-- DO THIS --
Every entry below should be repeated exactly; the pictures should not.

-- TASK DATA --

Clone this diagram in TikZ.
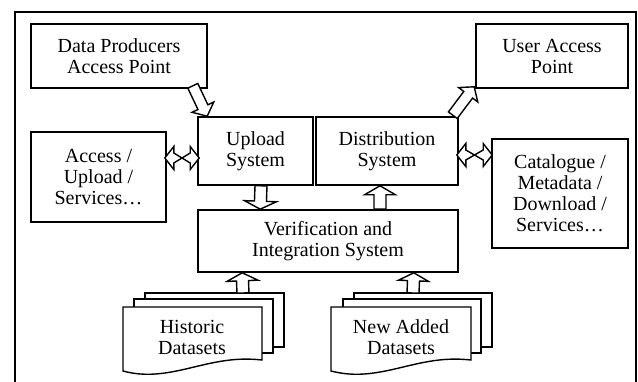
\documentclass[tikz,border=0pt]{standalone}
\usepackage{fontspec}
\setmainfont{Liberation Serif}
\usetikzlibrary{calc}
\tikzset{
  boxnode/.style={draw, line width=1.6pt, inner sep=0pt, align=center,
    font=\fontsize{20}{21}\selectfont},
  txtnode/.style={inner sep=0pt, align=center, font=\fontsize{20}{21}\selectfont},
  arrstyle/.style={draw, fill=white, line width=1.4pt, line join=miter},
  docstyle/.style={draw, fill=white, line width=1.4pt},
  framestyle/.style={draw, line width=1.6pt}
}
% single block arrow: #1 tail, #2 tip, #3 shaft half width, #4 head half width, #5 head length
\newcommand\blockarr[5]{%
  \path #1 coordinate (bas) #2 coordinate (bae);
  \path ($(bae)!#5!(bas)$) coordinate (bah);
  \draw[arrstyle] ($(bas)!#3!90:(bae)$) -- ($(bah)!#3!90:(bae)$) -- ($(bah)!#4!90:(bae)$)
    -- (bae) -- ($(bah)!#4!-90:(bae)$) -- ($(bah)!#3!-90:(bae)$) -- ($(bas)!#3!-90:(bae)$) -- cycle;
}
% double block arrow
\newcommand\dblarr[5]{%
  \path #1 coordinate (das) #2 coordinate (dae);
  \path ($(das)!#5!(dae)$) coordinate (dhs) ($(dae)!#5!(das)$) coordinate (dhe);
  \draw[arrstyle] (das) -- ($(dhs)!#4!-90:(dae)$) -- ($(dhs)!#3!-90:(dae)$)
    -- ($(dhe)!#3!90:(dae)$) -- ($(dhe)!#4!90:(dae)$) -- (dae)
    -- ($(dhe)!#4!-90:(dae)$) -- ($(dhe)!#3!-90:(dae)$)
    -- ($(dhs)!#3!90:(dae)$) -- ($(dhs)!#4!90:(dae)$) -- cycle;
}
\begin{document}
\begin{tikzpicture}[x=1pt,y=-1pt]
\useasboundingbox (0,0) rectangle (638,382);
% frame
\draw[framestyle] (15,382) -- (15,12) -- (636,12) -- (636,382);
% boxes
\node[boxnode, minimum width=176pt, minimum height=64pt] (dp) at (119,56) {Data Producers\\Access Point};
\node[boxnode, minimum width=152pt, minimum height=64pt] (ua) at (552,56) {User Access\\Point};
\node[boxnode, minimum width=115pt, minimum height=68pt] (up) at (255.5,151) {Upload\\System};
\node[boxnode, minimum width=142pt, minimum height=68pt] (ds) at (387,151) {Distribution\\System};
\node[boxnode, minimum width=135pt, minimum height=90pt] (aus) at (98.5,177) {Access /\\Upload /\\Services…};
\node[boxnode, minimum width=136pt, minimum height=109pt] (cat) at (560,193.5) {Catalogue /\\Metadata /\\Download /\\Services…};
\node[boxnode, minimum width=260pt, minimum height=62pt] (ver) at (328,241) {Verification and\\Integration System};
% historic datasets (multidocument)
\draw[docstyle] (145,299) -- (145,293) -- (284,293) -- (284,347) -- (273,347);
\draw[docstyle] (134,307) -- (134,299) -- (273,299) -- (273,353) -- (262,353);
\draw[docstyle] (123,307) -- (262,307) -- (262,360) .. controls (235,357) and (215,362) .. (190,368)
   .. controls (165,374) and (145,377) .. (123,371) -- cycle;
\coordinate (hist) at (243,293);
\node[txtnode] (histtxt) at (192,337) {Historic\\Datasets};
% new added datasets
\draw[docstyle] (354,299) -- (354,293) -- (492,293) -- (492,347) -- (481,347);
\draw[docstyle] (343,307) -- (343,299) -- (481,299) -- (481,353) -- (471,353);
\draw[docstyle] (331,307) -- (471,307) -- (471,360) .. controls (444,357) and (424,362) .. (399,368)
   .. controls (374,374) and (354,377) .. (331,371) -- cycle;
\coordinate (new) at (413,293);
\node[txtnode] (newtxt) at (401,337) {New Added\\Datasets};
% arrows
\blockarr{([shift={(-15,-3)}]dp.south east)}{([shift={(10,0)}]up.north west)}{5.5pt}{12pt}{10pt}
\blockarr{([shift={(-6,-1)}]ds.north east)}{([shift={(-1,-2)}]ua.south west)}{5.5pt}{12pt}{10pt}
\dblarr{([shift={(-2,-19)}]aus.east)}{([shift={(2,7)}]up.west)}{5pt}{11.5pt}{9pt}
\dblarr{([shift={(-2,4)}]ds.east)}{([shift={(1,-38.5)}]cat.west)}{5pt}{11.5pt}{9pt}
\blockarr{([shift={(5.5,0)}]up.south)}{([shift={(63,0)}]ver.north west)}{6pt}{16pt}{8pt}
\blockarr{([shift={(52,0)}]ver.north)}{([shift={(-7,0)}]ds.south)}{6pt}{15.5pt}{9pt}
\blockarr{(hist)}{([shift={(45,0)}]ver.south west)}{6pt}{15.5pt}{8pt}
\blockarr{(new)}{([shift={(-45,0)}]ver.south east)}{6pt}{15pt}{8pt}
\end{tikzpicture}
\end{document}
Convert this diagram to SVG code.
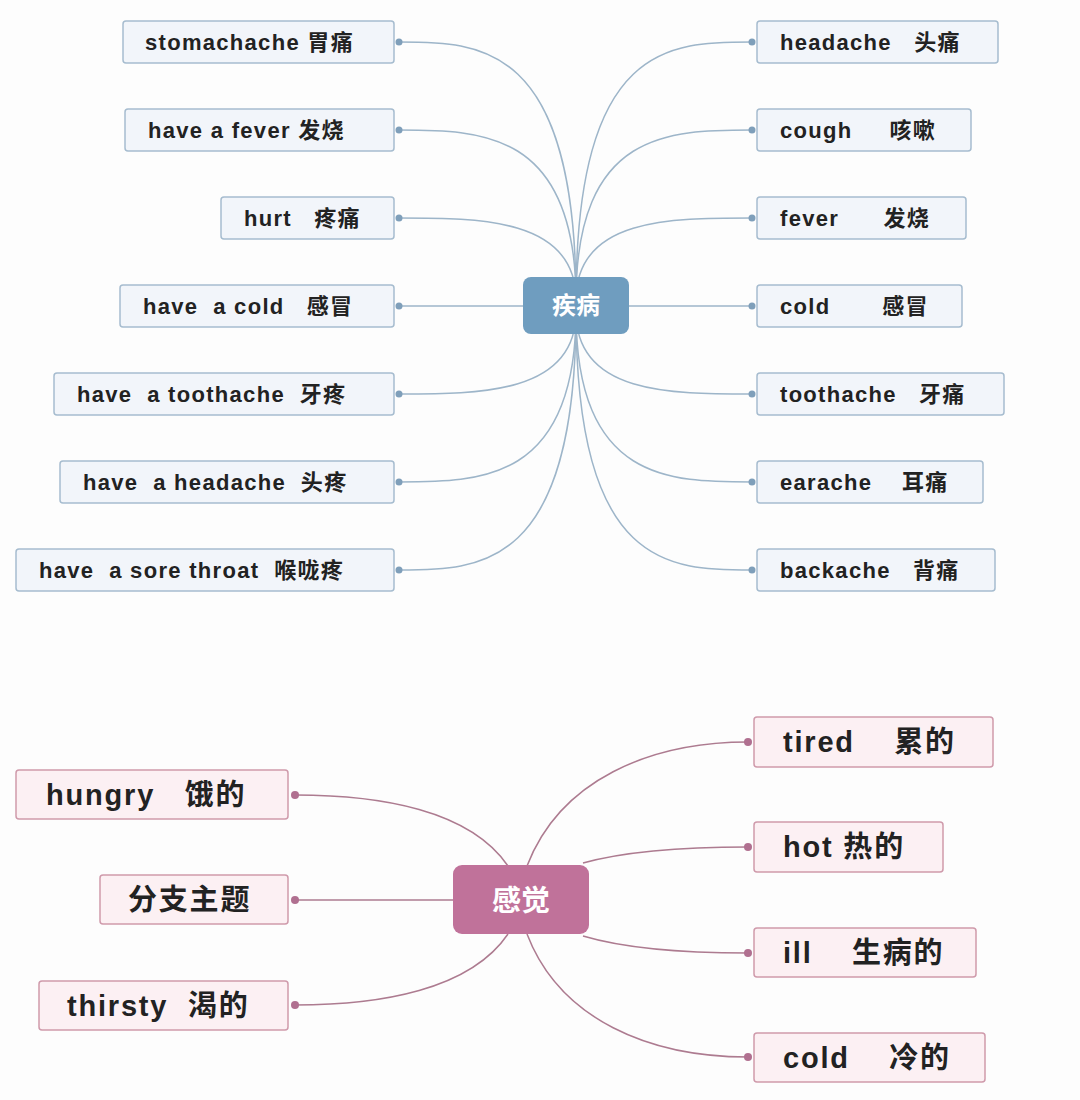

-- OUTPUT BELOW --
Clone this diagram in TikZ.
\documentclass[tikz,border=0pt]{standalone}
\usepackage{fontspec}
\setmainfont{Liberation Serif}
\usetikzlibrary{calc}
\tikzset{
  boxnode/.style={draw, line width=1.6pt, inner sep=0pt, align=center,
    font=\fontsize{20}{21}\selectfont},
  txtnode/.style={inner sep=0pt, align=center, font=\fontsize{20}{21}\selectfont},
  arrstyle/.style={draw, fill=white, line width=1.4pt, line join=miter},
  docstyle/.style={draw, fill=white, line width=1.4pt},
  framestyle/.style={draw, line width=1.6pt}
}
% single block arrow: #1 tail, #2 tip, #3 shaft half width, #4 head half width, #5 head length
\newcommand\blockarr[5]{%
  \path #1 coordinate (bas) #2 coordinate (bae);
  \path ($(bae)!#5!(bas)$) coordinate (bah);
  \draw[arrstyle] ($(bas)!#3!90:(bae)$) -- ($(bah)!#3!90:(bae)$) -- ($(bah)!#4!90:(bae)$)
    -- (bae) -- ($(bah)!#4!-90:(bae)$) -- ($(bah)!#3!-90:(bae)$) -- ($(bas)!#3!-90:(bae)$) -- cycle;
}
% double block arrow
\newcommand\dblarr[5]{%
  \path #1 coordinate (das) #2 coordinate (dae);
  \path ($(das)!#5!(dae)$) coordinate (dhs) ($(dae)!#5!(das)$) coordinate (dhe);
  \draw[arrstyle] (das) -- ($(dhs)!#4!-90:(dae)$) -- ($(dhs)!#3!-90:(dae)$)
    -- ($(dhe)!#3!90:(dae)$) -- ($(dhe)!#4!90:(dae)$) -- (dae)
    -- ($(dhe)!#4!-90:(dae)$) -- ($(dhe)!#3!-90:(dae)$)
    -- ($(dhs)!#3!90:(dae)$) -- ($(dhs)!#4!90:(dae)$) -- cycle;
}
\begin{document}
\begin{tikzpicture}[x=1pt,y=-1pt]
\useasboundingbox (0,0) rectangle (638,382);
% frame
\draw[framestyle] (15,382) -- (15,12) -- (636,12) -- (636,382);
% boxes
\node[boxnode, minimum width=176pt, minimum height=64pt] (dp) at (119,56) {Data Producers\\Access Point};
\node[boxnode, minimum width=152pt, minimum height=64pt] (ua) at (552,56) {User Access\\Point};
\node[boxnode, minimum width=115pt, minimum height=68pt] (up) at (255.5,151) {Upload\\System};
\node[boxnode, minimum width=142pt, minimum height=68pt] (ds) at (387,151) {Distribution\\System};
\node[boxnode, minimum width=135pt, minimum height=90pt] (aus) at (98.5,177) {Access /\\Upload /\\Services…};
\node[boxnode, minimum width=136pt, minimum height=109pt] (cat) at (560,193.5) {Catalogue /\\Metadata /\\Download /\\Services…};
\node[boxnode, minimum width=260pt, minimum height=62pt] (ver) at (328,241) {Verification and\\Integration System};
% historic datasets (multidocument)
\draw[docstyle] (145,299) -- (145,293) -- (284,293) -- (284,347) -- (273,347);
\draw[docstyle] (134,307) -- (134,299) -- (273,299) -- (273,353) -- (262,353);
\draw[docstyle] (123,307) -- (262,307) -- (262,360) .. controls (235,357) and (215,362) .. (190,368)
   .. controls (165,374) and (145,377) .. (123,371) -- cycle;
\coordinate (hist) at (243,293);
\node[txtnode] (histtxt) at (192,337) {Historic\\Datasets};
% new added datasets
\draw[docstyle] (354,299) -- (354,293) -- (492,293) -- (492,347) -- (481,347);
\draw[docstyle] (343,307) -- (343,299) -- (481,299) -- (481,353) -- (471,353);
\draw[docstyle] (331,307) -- (471,307) -- (471,360) .. controls (444,357) and (424,362) .. (399,368)
   .. controls (374,374) and (354,377) .. (331,371) -- cycle;
\coordinate (new) at (413,293);
\node[txtnode] (newtxt) at (401,337) {New Added\\Datasets};
% arrows
\blockarr{([shift={(-15,-3)}]dp.south east)}{([shift={(10,0)}]up.north west)}{5.5pt}{12pt}{10pt}
\blockarr{([shift={(-6,-1)}]ds.north east)}{([shift={(-1,-2)}]ua.south west)}{5.5pt}{12pt}{10pt}
\dblarr{([shift={(-2,-19)}]aus.east)}{([shift={(2,7)}]up.west)}{5pt}{11.5pt}{9pt}
\dblarr{([shift={(-2,4)}]ds.east)}{([shift={(1,-38.5)}]cat.west)}{5pt}{11.5pt}{9pt}
\blockarr{([shift={(5.5,0)}]up.south)}{([shift={(63,0)}]ver.north west)}{6pt}{16pt}{8pt}
\blockarr{([shift={(52,0)}]ver.north)}{([shift={(-7,0)}]ds.south)}{6pt}{15.5pt}{9pt}
\blockarr{(hist)}{([shift={(45,0)}]ver.south west)}{6pt}{15.5pt}{8pt}
\blockarr{(new)}{([shift={(-45,0)}]ver.south east)}{6pt}{15pt}{8pt}
\end{tikzpicture}
\end{document}
Convert this diagram to SVG code.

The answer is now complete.